Mais pour moi, cela ne signifie pas du tout qu’il faille que les livres numériques se « fondent » dans le web. Qu’ils s’y trouvent bien, ce sera parfait. Mais s’ils y fondaient, ils disparaîtraient, et qui peut avoir envie de voir disparaître les livres ?
Un discours sur la ‘vraie’ ‘innovation’ ne mérite aujourd’hui que le silence (qu’il émane — j’ai failli préférer directement ‘suinte’ — de l’actuel gouvernement ou des différents wannabees de l’ultra-lbéralisme en cours).
Il est en tout cas parfaitement dérisoire de croire que les acteurs des batailles de standard et de techniques informatiques considèrent que le dérisoire marché du livre (éditorial) concerne sérieusement les acteurs du W3C que sont Apple, Adobe, peut-être Microsoft… Amazon, peut-être ?
…au moment même où, vendredi dernier, je recevais une interpellation via Twitter, je prenais connaissance de votre billet via la veille de l’Arald. Je fus instantanément plus qu’enclin à enrichir le mien dont l’idée-clé est Epub is no portable website.
Effectivement, l’argument de l’innovation est spécieux, pour ne pas dire plus ; comme le souligne Marc, elle est plus souvent incrémentale. Les usages, les sources de valeur, les acteurs ne sont pas les mêmes dans le monde de l’édition et celui du web, sans pour cela qu’ils soient étanches évidemment. Quid de l’archivage longue durée ou de l’accessibilité hors haut débit ? Le livre multimédia serait-il vraiment le seul devenir du livre électronique ? Etc.-etc.

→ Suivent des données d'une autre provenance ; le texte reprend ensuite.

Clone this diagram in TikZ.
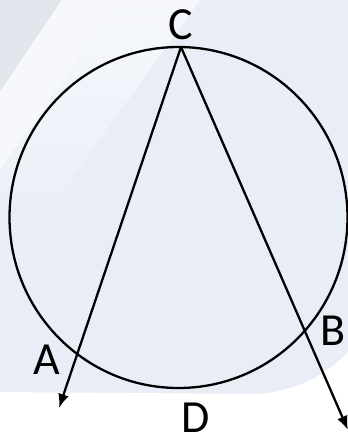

Bref, merci par la richesse de votre post.
Ping : L’EPUB et le web pour le meilleur ou pour le pire? | Bibliobsession
J’ajouterai que les éditeurs traditionnels font également des très beaux livres enrichis sous forme d’applications. Et si au fur et à mesure que le format ePub3 se développe et propose des fonctionnalités identiques à celles des applications les éditeurs font le choix d’aller vers ce nouveau format, ce n’est sûrement pas pour priver le lecteur d’enrichissements mais pour toucher un public le plus large possible, libre de choisir un format propriétaire ou non.
Enfin, l’enrichissement pour l’enrichissement n’est pas toujours un choix éditorial approprié… Mais ça, c’est une autre histoire.